> **STORED DATA**:
- - -

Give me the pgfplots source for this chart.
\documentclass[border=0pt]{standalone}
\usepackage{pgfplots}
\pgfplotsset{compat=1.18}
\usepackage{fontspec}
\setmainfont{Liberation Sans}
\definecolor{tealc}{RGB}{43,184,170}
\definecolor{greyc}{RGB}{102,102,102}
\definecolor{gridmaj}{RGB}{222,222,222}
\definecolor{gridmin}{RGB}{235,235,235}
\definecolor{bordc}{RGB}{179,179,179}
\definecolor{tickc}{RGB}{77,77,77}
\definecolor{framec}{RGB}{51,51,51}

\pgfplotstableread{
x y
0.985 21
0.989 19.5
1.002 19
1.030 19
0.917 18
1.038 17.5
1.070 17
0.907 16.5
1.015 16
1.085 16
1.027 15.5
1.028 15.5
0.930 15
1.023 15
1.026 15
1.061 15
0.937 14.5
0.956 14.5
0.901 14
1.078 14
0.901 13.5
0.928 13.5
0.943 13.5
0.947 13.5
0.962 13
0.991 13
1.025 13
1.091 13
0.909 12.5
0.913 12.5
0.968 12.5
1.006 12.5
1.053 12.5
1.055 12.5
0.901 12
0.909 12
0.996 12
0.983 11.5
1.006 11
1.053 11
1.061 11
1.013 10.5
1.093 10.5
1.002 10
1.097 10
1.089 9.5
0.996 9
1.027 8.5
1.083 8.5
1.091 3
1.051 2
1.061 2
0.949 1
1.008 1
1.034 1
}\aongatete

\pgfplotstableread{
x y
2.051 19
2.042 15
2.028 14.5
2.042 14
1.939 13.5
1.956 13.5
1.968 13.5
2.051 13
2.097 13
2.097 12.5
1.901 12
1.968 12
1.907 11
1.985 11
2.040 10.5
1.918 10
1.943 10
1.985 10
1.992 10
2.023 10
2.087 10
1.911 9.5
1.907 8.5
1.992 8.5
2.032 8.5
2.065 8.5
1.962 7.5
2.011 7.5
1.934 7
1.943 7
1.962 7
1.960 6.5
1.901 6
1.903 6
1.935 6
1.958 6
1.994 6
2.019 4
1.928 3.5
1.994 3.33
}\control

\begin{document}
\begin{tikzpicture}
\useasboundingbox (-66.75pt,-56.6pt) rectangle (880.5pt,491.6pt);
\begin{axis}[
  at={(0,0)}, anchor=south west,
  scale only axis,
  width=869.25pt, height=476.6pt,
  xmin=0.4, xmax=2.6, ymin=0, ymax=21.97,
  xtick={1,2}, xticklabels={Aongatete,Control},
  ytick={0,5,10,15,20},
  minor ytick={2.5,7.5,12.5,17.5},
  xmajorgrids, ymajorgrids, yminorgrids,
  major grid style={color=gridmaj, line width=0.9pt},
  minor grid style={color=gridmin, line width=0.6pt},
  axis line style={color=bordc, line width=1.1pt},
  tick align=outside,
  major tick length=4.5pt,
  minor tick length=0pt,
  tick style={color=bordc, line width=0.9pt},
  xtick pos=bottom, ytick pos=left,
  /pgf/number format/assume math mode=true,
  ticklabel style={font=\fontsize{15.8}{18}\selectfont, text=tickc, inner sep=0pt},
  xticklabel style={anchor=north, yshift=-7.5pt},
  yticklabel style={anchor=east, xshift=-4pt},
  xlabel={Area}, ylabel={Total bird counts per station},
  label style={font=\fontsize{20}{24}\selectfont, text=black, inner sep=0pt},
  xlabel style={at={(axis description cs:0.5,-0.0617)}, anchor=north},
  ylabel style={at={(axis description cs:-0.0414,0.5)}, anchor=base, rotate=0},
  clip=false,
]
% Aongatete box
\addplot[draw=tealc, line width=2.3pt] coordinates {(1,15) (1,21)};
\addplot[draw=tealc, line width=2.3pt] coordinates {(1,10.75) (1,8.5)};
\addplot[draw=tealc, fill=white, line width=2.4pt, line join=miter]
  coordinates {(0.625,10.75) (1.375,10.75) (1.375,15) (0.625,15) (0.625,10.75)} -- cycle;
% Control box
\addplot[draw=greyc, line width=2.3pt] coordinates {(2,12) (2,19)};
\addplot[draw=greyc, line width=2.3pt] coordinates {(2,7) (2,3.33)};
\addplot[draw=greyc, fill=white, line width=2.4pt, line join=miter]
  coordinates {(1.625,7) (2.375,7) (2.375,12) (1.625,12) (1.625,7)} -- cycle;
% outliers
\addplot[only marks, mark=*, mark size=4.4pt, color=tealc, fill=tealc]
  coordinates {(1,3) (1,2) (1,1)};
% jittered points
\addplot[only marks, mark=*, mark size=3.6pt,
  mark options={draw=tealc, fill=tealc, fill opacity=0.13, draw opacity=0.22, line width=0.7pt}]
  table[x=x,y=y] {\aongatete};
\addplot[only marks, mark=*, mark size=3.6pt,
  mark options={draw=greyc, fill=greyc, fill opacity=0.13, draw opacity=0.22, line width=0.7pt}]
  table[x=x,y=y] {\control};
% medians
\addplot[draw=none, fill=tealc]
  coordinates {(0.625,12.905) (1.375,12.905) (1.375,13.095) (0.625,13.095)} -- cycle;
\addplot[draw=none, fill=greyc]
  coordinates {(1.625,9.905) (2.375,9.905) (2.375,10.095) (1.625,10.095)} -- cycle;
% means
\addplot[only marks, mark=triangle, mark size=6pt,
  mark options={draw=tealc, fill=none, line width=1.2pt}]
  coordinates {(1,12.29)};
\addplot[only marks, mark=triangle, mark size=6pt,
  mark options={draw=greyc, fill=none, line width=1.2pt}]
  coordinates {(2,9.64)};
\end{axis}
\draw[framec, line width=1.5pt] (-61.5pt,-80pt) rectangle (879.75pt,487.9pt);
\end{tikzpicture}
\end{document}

- - -

Give back the data above exactly as it appears.

> **ANSWER TO THIS PROBLEM**:
Give me the pgfplots source for this chart.
\documentclass[border=0pt]{standalone}
\usepackage{pgfplots}
\pgfplotsset{compat=1.18}
\usepackage{fontspec}
\setmainfont{Liberation Sans}
\definecolor{tealc}{RGB}{43,184,170}
\definecolor{greyc}{RGB}{102,102,102}
\definecolor{gridmaj}{RGB}{222,222,222}
\definecolor{gridmin}{RGB}{235,235,235}
\definecolor{bordc}{RGB}{179,179,179}
\definecolor{tickc}{RGB}{77,77,77}
\definecolor{framec}{RGB}{51,51,51}

\pgfplotstableread{
x y
0.985 21
0.989 19.5
1.002 19
1.030 19
0.917 18
1.038 17.5
1.070 17
0.907 16.5
1.015 16
1.085 16
1.027 15.5
1.028 15.5
0.930 15
1.023 15
1.026 15
1.061 15
0.937 14.5
0.956 14.5
0.901 14
1.078 14
0.901 13.5
0.928 13.5
0.943 13.5
0.947 13.5
0.962 13
0.991 13
1.025 13
1.091 13
0.909 12.5
0.913 12.5
0.968 12.5
1.006 12.5
1.053 12.5
1.055 12.5
0.901 12
0.909 12
0.996 12
0.983 11.5
1.006 11
1.053 11
1.061 11
1.013 10.5
1.093 10.5
1.002 10
1.097 10
1.089 9.5
0.996 9
1.027 8.5
1.083 8.5
1.091 3
1.051 2
1.061 2
0.949 1
1.008 1
1.034 1
}\aongatete

\pgfplotstableread{
x y
2.051 19
2.042 15
2.028 14.5
2.042 14
1.939 13.5
1.956 13.5
1.968 13.5
2.051 13
2.097 13
2.097 12.5
1.901 12
1.968 12
1.907 11
1.985 11
2.040 10.5
1.918 10
1.943 10
1.985 10
1.992 10
2.023 10
2.087 10
1.911 9.5
1.907 8.5
1.992 8.5
2.032 8.5
2.065 8.5
1.962 7.5
2.011 7.5
1.934 7
1.943 7
1.962 7
1.960 6.5
1.901 6
1.903 6
1.935 6
1.958 6
1.994 6
2.019 4
1.928 3.5
1.994 3.33
}\control

\begin{document}
\begin{tikzpicture}
\useasboundingbox (-66.75pt,-56.6pt) rectangle (880.5pt,491.6pt);
\begin{axis}[
  at={(0,0)}, anchor=south west,
  scale only axis,
  width=869.25pt, height=476.6pt,
  xmin=0.4, xmax=2.6, ymin=0, ymax=21.97,
  xtick={1,2}, xticklabels={Aongatete,Control},
  ytick={0,5,10,15,20},
  minor ytick={2.5,7.5,12.5,17.5},
  xmajorgrids, ymajorgrids, yminorgrids,
  major grid style={color=gridmaj, line width=0.9pt},
  minor grid style={color=gridmin, line width=0.6pt},
  axis line style={color=bordc, line width=1.1pt},
  tick align=outside,
  major tick length=4.5pt,
  minor tick length=0pt,
  tick style={color=bordc, line width=0.9pt},
  xtick pos=bottom, ytick pos=left,
  /pgf/number format/assume math mode=true,
  ticklabel style={font=\fontsize{15.8}{18}\selectfont, text=tickc, inner sep=0pt},
  xticklabel style={anchor=north, yshift=-7.5pt},
  yticklabel style={anchor=east, xshift=-4pt},
  xlabel={Area}, ylabel={Total bird counts per station},
  label style={font=\fontsize{20}{24}\selectfont, text=black, inner sep=0pt},
  xlabel style={at={(axis description cs:0.5,-0.0617)}, anchor=north},
  ylabel style={at={(axis description cs:-0.0414,0.5)}, anchor=base, rotate=0},
  clip=false,
]
% Aongatete box
\addplot[draw=tealc, line width=2.3pt] coordinates {(1,15) (1,21)};
\addplot[draw=tealc, line width=2.3pt] coordinates {(1,10.75) (1,8.5)};
\addplot[draw=tealc, fill=white, line width=2.4pt, line join=miter]
  coordinates {(0.625,10.75) (1.375,10.75) (1.375,15) (0.625,15) (0.625,10.75)} -- cycle;
% Control box
\addplot[draw=greyc, line width=2.3pt] coordinates {(2,12) (2,19)};
\addplot[draw=greyc, line width=2.3pt] coordinates {(2,7) (2,3.33)};
\addplot[draw=greyc, fill=white, line width=2.4pt, line join=miter]
  coordinates {(1.625,7) (2.375,7) (2.375,12) (1.625,12) (1.625,7)} -- cycle;
% outliers
\addplot[only marks, mark=*, mark size=4.4pt, color=tealc, fill=tealc]
  coordinates {(1,3) (1,2) (1,1)};
% jittered points
\addplot[only marks, mark=*, mark size=3.6pt,
  mark options={draw=tealc, fill=tealc, fill opacity=0.13, draw opacity=0.22, line width=0.7pt}]
  table[x=x,y=y] {\aongatete};
\addplot[only marks, mark=*, mark size=3.6pt,
  mark options={draw=greyc, fill=greyc, fill opacity=0.13, draw opacity=0.22, line width=0.7pt}]
  table[x=x,y=y] {\control};
% medians
\addplot[draw=none, fill=tealc]
  coordinates {(0.625,12.905) (1.375,12.905) (1.375,13.095) (0.625,13.095)} -- cycle;
\addplot[draw=none, fill=greyc]
  coordinates {(1.625,9.905) (2.375,9.905) (2.375,10.095) (1.625,10.095)} -- cycle;
% means
\addplot[only marks, mark=triangle, mark size=6pt,
  mark options={draw=tealc, fill=none, line width=1.2pt}]
  coordinates {(1,12.29)};
\addplot[only marks, mark=triangle, mark size=6pt,
  mark options={draw=greyc, fill=none, line width=1.2pt}]
  coordinates {(2,9.64)};
\end{axis}
\draw[framec, line width=1.5pt] (-61.5pt,-80pt) rectangle (879.75pt,487.9pt);
\end{tikzpicture}
\end{document}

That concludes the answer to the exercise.